North Carolina head coach Paul Riley wasn’t satisfied with the creativity and the ball movement of the offense coming into the break, but Rodriguez could become a game-changing factor.

“I do feel like I’m slowly getting my footing here,” Rodriguez said. “I was just saying outside to some of the girls that I really had to come in here and hit the ground running, and on a team like North Carolina, where technically we are so complex and there’s a lot of detail that goes into our game plan and our style of play, that has proven to be a little bit difficult for me, but I’ve really enjoyed it and I love this challenge.”

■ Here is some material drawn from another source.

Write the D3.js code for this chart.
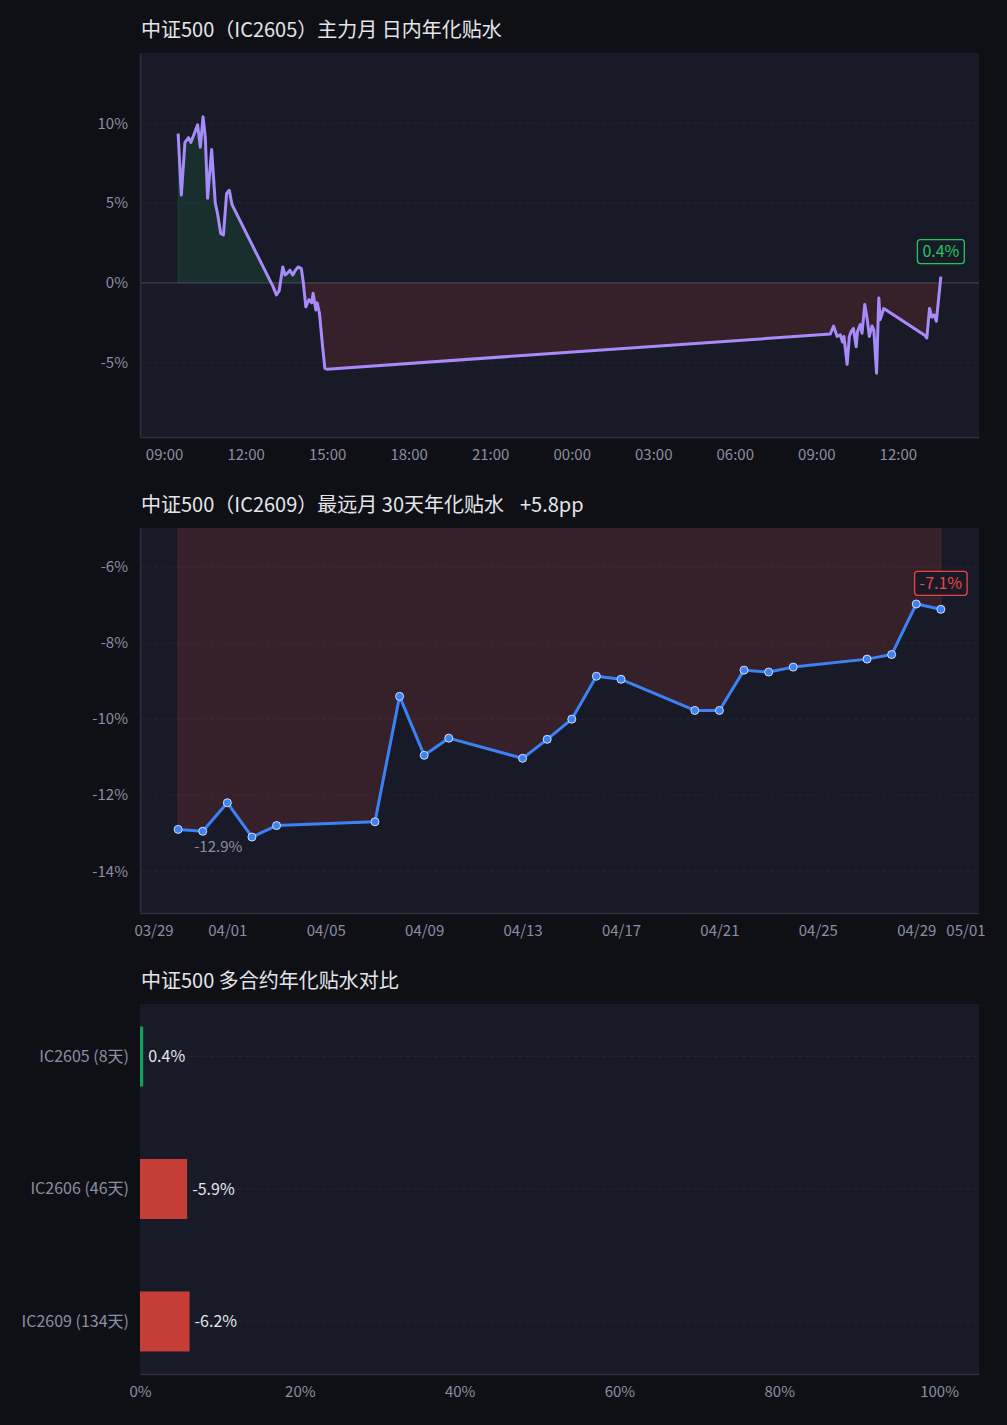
<!DOCTYPE html>
<html>
<head>
<meta charset="utf-8">
<script src="https://cdn.jsdelivr.net/npm/d3@7"></script>
<style>
  body { margin: 0; background: #0f1015; }
  svg { display: block; font-family: "Noto Sans CJK JP", "Noto Sans CJK SC", sans-serif; }
</style>
</head>
<body>
<div id="chart_area"></div>
<script>
// ---- data ----
// main contract intraday annualised basis (%), two sessions
const intradayTimes = [
  "2026-04-29 09:31", "2026-04-29 09:38", "2026-04-29 09:46", "2026-04-29 09:54", "2026-04-29 09:59",
  "2026-04-29 10:06", "2026-04-29 10:14", "2026-04-29 10:20", "2026-04-29 10:26", "2026-04-29 10:31",
  "2026-04-29 10:36", "2026-04-29 10:45", "2026-04-29 10:53", "2026-04-29 10:58", "2026-04-29 11:05",
  "2026-04-29 11:11", "2026-04-29 11:18", "2026-04-29 11:24", "2026-04-29 11:30", "2026-04-29 13:00",
  "2026-04-29 13:08", "2026-04-29 13:14", "2026-04-29 13:22", "2026-04-29 13:27", "2026-04-29 13:32",
  "2026-04-29 13:38", "2026-04-29 13:44", "2026-04-29 13:50", "2026-04-29 13:56", "2026-04-29 14:03",
  "2026-04-29 14:07", "2026-04-29 14:13", "2026-04-29 14:20", "2026-04-29 14:26", "2026-04-29 14:29",
  "2026-04-29 14:35", "2026-04-29 14:38", "2026-04-29 14:43", "2026-04-29 14:50", "2026-04-29 14:55",
  "2026-04-29 15:00",
  "2026-04-30 09:31", "2026-04-30 09:38", "2026-04-30 09:46", "2026-04-30 09:53", "2026-04-30 09:58",
  "2026-04-30 10:01", "2026-04-30 10:08", "2026-04-30 10:13", "2026-04-30 10:17", "2026-04-30 10:22",
  "2026-04-30 10:28", "2026-04-30 10:31", "2026-04-30 10:37", "2026-04-30 10:41", "2026-04-30 10:47",
  "2026-04-30 10:52", "2026-04-30 10:57", "2026-04-30 11:03", "2026-04-30 11:07", "2026-04-30 11:13",
  "2026-04-30 11:18", "2026-04-30 11:21", "2026-04-30 11:29", "2026-04-30 13:00", "2026-04-30 13:04",
  "2026-04-30 13:10", "2026-04-30 13:15", "2026-04-30 13:20", "2026-04-30 13:25", "2026-04-30 13:35"
];
const intradayValues = [
  9.35, 5.5, 8.8, 9.1, 8.8,
  9.3, 9.9, 8.5, 10.4, 9.1,
  5.3, 8.35, 5.0, 4.35, 3.1,
  3.0, 5.6, 5.8, 4.9, -0.2,
  -0.75, -0.5, 1.0, 0.5, 0.6,
  0.8, 0.5, 0.8, 1.0, 0.9,
  0.1, -1.5, -1.05, -1.25, -0.65,
  -1.7, -1.25, -1.9, -4.0, -5.35,
  -5.4,
  -3.2, -2.7, -3.35, -3.25, -3.7,
  -3.35, -5.1, -3.35, -3.05, -2.85,
  -4.0, -3.05, -2.6, -3.15, -1.35,
  -2.2, -3.35, -2.7, -2.95, -5.65,
  -0.95, -2.3, -1.6, -3.3, -3.45,
  -1.6, -2.15, -2.0, -2.4, 0.4
];

// farthest contract, 30 days daily annualised basis (%)
const dailyDates = [
  "2026-03-30", "2026-03-31", "2026-04-01", "2026-04-02", "2026-04-03",
  "2026-04-07", "2026-04-08", "2026-04-09", "2026-04-10", "2026-04-13",
  "2026-04-14", "2026-04-15", "2026-04-16", "2026-04-17", "2026-04-20",
  "2026-04-21", "2026-04-22", "2026-04-23", "2026-04-24", "2026-04-27",
  "2026-04-28", "2026-04-29", "2026-04-30"
];
const dailyValues = [
  -12.9, -12.95, -12.2, -13.1, -12.8,
  -12.7, -9.4, -10.95, -10.5, -11.03,
  -10.53, -10.0, -8.87, -8.95, -9.77,
  -9.77, -8.71, -8.76, -8.63, -8.42,
  -8.3, -6.97, -7.11
];

// contract comparison
const contracts = ["IC2605 (8天)", "IC2606 (46天)", "IC2609 (134天)"];
const contractValues = [0.4, -5.9, -6.2];
const barTicks = [0, 20, 40, 60, 80, 100];

// ---- styling ----
const C = {
  page: "#0f1015",
  plot: "#181b27",
  grid: "#222532",
  axis: "#2c2f3d",
  tick: "#8a8ea3",
  title: "#e3e5ea",
  green: "#22c55e",
  red: "#ef4444",
  bar_red: "#c53d36",
  bar_green: "#16a05a",
  purple: "#a78bfa",
  blue: "#3b82f6"
};
const FONT = "\"Noto Sans CJK JP\", \"Noto Sans CJK SC\", sans-serif";

const width = 1007, height = 1425;
const left = 140, right = 979;

const svg = d3.select("#chart_area")
  .append("svg")
  .attr("width", width)
  .attr("height", height)
  .attr("viewBox", [0, 0, width, height]);

svg.append("rect").attr("width", width).attr("height", height).attr("fill", C.page);

function padExtent(ext, frac) {
  const span = ext[1] - ext[0];
  return [new Date(+ext[0] - span * frac), new Date(+ext[1] + span * frac)];
}

function addTitle(y, text, extra) {
  const t = svg.append("text")
    .attr("x", left + 1)
    .attr("y", y)
    .attr("fill", C.title)
    .attr("font-size", 20)
    .text(text);
  if (extra) t.append("tspan").attr("dx", 16).text(extra);
}

function addPlotFrame(top, bottom) {
  svg.append("rect")
    .attr("x", left).attr("y", top)
    .attr("width", right - left).attr("height", bottom - top)
    .attr("fill", C.plot);
}

function styleAxis(g, size) {
  g.select(".domain").attr("stroke", C.axis).attr("stroke-width", 1.5);
  g.selectAll(".tick line").remove();
  g.selectAll(".tick text").attr("fill", C.tick).attr("font-size", size || 15)
    .attr("font-family", FONT);
}

function addGrid(y, ticks) {
  svg.append("g").selectAll("line")
    .data(ticks)
    .join("line")
    .attr("x1", left).attr("x2", right)
    .attr("y1", d => y(d)).attr("y2", d => y(d))
    .attr("stroke", C.grid)
    .attr("stroke-dasharray", "4,3");
}

// area between the line and zero, green above / red below
function addSignedArea(id, data, x, y, top, bottom) {
  const y0 = Math.max(top, Math.min(bottom, y(0)));
  const defs = svg.append("defs");
  defs.append("clipPath").attr("id", id + "_pos")
    .append("rect").attr("x", left).attr("y", top).attr("width", right - left).attr("height", y0 - top);
  defs.append("clipPath").attr("id", id + "_neg")
    .append("rect").attr("x", left).attr("y", y0).attr("width", right - left).attr("height", bottom - y0);

  const area = d3.area()
    .x(d => x(d.t))
    .y0(y(0))
    .y1(d => y(d.v));

  svg.append("path").datum(data)
    .attr("clip-path", `url(#${id}_pos)`)
    .attr("d", area)
    .attr("fill", C.green).attr("fill-opacity", 0.12)
    .attr("stroke", C.green).attr("stroke-opacity", 0.15);
  svg.append("path").datum(data)
    .attr("clip-path", `url(#${id}_neg)`)
    .attr("d", area)
    .attr("fill", C.red).attr("fill-opacity", 0.14)
    .attr("stroke", C.red).attr("stroke-opacity", 0.18);
}

function addBadge(px, py, text, color) {
  const g = svg.append("g").attr("transform", `translate(${px},${py})`);
  const label = g.append("text")
    .attr("text-anchor", "middle")
    .attr("dy", "0.35em")
    .attr("fill", color)
    .attr("font-size", 16)
    .text(text);
  const w = label.node().getComputedTextLength() + 10;
  g.insert("rect", "text")
    .attr("x", -w / 2).attr("y", -12)
    .attr("width", w).attr("height", 24)
    .attr("rx", 3)
    .attr("fill", C.plot)
    .attr("stroke", color)
    .attr("stroke-width", 1.3);
}

// ---- chart 1: intraday ----
function drawIntraday() {
  const top = 53, bottom = 437;
  const parse = d3.timeParse("%Y-%m-%d %H:%M");
  const data = intradayTimes.map((t, i) => ({ t: parse(t), v: intradayValues[i] }));

  addTitle(37, "中证500（IC2605）主力月 日内年化贴水");
  addPlotFrame(top, bottom);

  const x = d3.scaleTime()
    .domain(padExtent(d3.extent(data, d => d.t), 0.05))
    .range([left, right]);
  const ext = d3.extent(data, d => d.v);
  const y = d3.scaleLinear()
    .domain([ext[0] - 4, ext[1] + 4])
    .range([bottom, top]);

  const yTicks = y.ticks(5);
  addGrid(y, yTicks.filter(d => d !== 0));
  addSignedArea("intra", data, x, y, top, bottom);

  svg.append("line")
    .attr("x1", left).attr("x2", right)
    .attr("y1", y(0)).attr("y2", y(0))
    .attr("stroke", "#4d4653");

  svg.append("path").datum(data)
    .attr("fill", "none")
    .attr("stroke", C.purple)
    .attr("stroke-width", 3)
    .attr("stroke-linejoin", "round")
    .attr("d", d3.line().x(d => x(d.t)).y(d => y(d.v)));

  svg.append("g")
    .attr("transform", `translate(0,${bottom})`)
    .call(d3.axisBottom(x).ticks(d3.timeHour.every(3)).tickFormat(d3.timeFormat("%H:%M"))
      .tickSize(0).tickPadding(12))
    .call(styleAxis);
  svg.append("g")
    .attr("transform", `translate(${left},0)`)
    .call(d3.axisLeft(y).tickValues(yTicks).tickFormat(d => d + "%").tickSize(0).tickPadding(12))
    .call(styleAxis);

  const last = data[data.length - 1];
  addBadge(x(last.t), y(last.v) - 25, last.v.toFixed(1) + "%", C.green);
}

// ---- chart 2: 30 day ----
function drawDaily() {
  const top = 528, bottom = 913;
  const parse = d3.timeParse("%Y-%m-%d");
  const data = dailyDates.map((t, i) => ({ t: parse(t), v: dailyValues[i] }));
  const first = data[0], last = data[data.length - 1];
  const change = last.v - first.v;

  addTitle(512, "中证500（IC2609）最远月 30天年化贴水", (change >= 0 ? "+" : "") + change.toFixed(1) + "pp");
  addPlotFrame(top, bottom);

  const x = d3.scaleTime()
    .domain(padExtent(d3.extent(data, d => d.t), 0.05))
    .range([left, right]);
  const ext = d3.extent(data, d => d.v);
  const y = d3.scaleLinear()
    .domain([ext[0] - 2, ext[1] + 2])
    .range([bottom, top]);

  const yTicks = y.ticks(5);
  addGrid(y, yTicks);
  addSignedArea("daily", data, x, y, top, bottom);

  svg.append("path").datum(data)
    .attr("fill", "none")
    .attr("stroke", C.blue)
    .attr("stroke-width", 3)
    .attr("stroke-linejoin", "round")
    .attr("d", d3.line().x(d => x(d.t)).y(d => y(d.v)));

  svg.append("g").selectAll("circle")
    .data(data)
    .join("circle")
    .attr("cx", d => x(d.t))
    .attr("cy", d => y(d.v))
    .attr("r", 4)
    .attr("fill", C.blue)
    .attr("stroke", "#d6ddf0")
    .attr("stroke-width", 1);

  svg.append("g")
    .attr("transform", `translate(0,${bottom})`)
    .call(d3.axisBottom(x).ticks(d3.timeDay.every(4)).tickFormat(d3.timeFormat("%m/%d"))
      .tickSize(0).tickPadding(12))
    .call(styleAxis);
  svg.append("g")
    .attr("transform", `translate(${left},0)`)
    .call(d3.axisLeft(y).tickValues(yTicks).tickFormat(d => d + "%").tickSize(0).tickPadding(12))
    .call(styleAxis);

  svg.append("text")
    .attr("x", x(first.t) + 16)
    .attr("y", y(first.v) + 23)
    .attr("fill", C.tick)
    .attr("font-size", 15)
    .text(first.v.toFixed(1) + "%");

  addBadge(x(last.t), y(last.v) - 26, last.v.toFixed(1) + "%", C.red);
}

// ---- chart 3: contract comparison ----
function drawBars() {
  const top = 1004, bottom = 1374;
  addTitle(988, "中证500 多合约年化贴水对比");
  addPlotFrame(top, bottom);

  const x = d3.scaleLinear().domain([0, 105]).range([left, right]);
  const y = d3.scaleBand()
    .domain(contracts)
    .range([top, bottom])
    .paddingInner(0.547)
    .paddingOuter(0.17);

  svg.append("g").selectAll("line")
    .data(contracts)
    .join("line")
    .attr("x1", left).attr("x2", right)
    .attr("y1", d => y(d) + y.bandwidth() / 2)
    .attr("y2", d => y(d) + y.bandwidth() / 2)
    .attr("stroke", C.grid)
    .attr("stroke-dasharray", "4,3");

  const rows = contracts.map((c, i) => ({ c: c, v: contractValues[i] }));

  svg.append("g").selectAll("rect")
    .data(rows)
    .join("rect")
    .attr("x", x(0))
    .attr("y", d => y(d.c))
    .attr("width", d => x(Math.abs(d.v)) - x(0))
    .attr("height", y.bandwidth())
    .attr("fill", d => d.v >= 0 ? C.bar_green : C.bar_red);

  svg.append("g").selectAll("text")
    .data(rows)
    .join("text")
    .attr("x", d => x(Math.abs(d.v)) + 5)
    .attr("y", d => y(d.c) + y.bandwidth() / 2)
    .attr("dy", "0.35em")
    .attr("fill", C.title)
    .attr("font-size", 16)
    .text(d => d.v.toFixed(1) + "%");

  svg.append("g")
    .attr("transform", `translate(0,${bottom})`)
    .call(d3.axisBottom(x).tickValues(barTicks).tickFormat(d => d + "%").tickSize(0).tickPadding(12))
    .call(styleAxis);
  svg.append("g")
    .attr("transform", `translate(${left},0)`)
    .call(d3.axisLeft(y).tickSize(0).tickPadding(11))
    .call(g => styleAxis(g, 16))
    .call(g => g.select(".domain").remove());
}

drawIntraday();
drawDaily();
drawBars();
</script>
</body>
</html>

This season, the 2015 FIFA World Cup champion and Olympic gold medalist has started 16 of 18 matches for Kansas City and the Courage combined. With four goals — two with KC and two with North Carolina — she’s netted a total of 45 throughout her NWSL career.

Goals are what the Courage need, but Riley has other priorities to address first.

“People are waiting for super goal production, but I think the more important thing is we get some kind of chemistry between her, between her and Lynn [Williams], between her and Jess [McDonald], and I think that’s the most important part at this point,” he said.

This isn’t the first time Rodriguez and Riley have represented the same team. Riley coached Rodriguez 13 years ago when she was 21, straight out of University of Southern California and playing for the Philadelphia Independence of the Women’s Professional Soccer League.

“A-Rod is one of the top forwards I’ve coached in my 30-year coaching career,” Riley said in a statement following Rodriguez’s trade to North Carolina.

And it seems she’s only gotten better.

“I think she’s already five percent better than she was last week, five percent every week, and I think mid-October, you’ll see the best of her,” he said on Thursday.

According to Riley, Rodriguez is a more mature and intelligent player now, and that it took him five weeks to get used to her not still being the 21-year-old he once knew. Before, her playing style was more about pressuring the opponent’s last line, whereas now she’s better at taking advantage of space on and off the ball. Her fitness levels have also improved.

One aspect that’s taken more adjusting has been the Courage’s formation. Rodriguez has always played in a front three, but North Carolina has two forwards, sometimes with an attacking midfielder.

But it shouldn’t be a problem to get those wrinkles smoothed out by the time playoffs come around. Riley considers her sharper now than she was when she arrived on the team in July.

“I’m excited to see what the future brings for her and what the next month brings,” said Riley.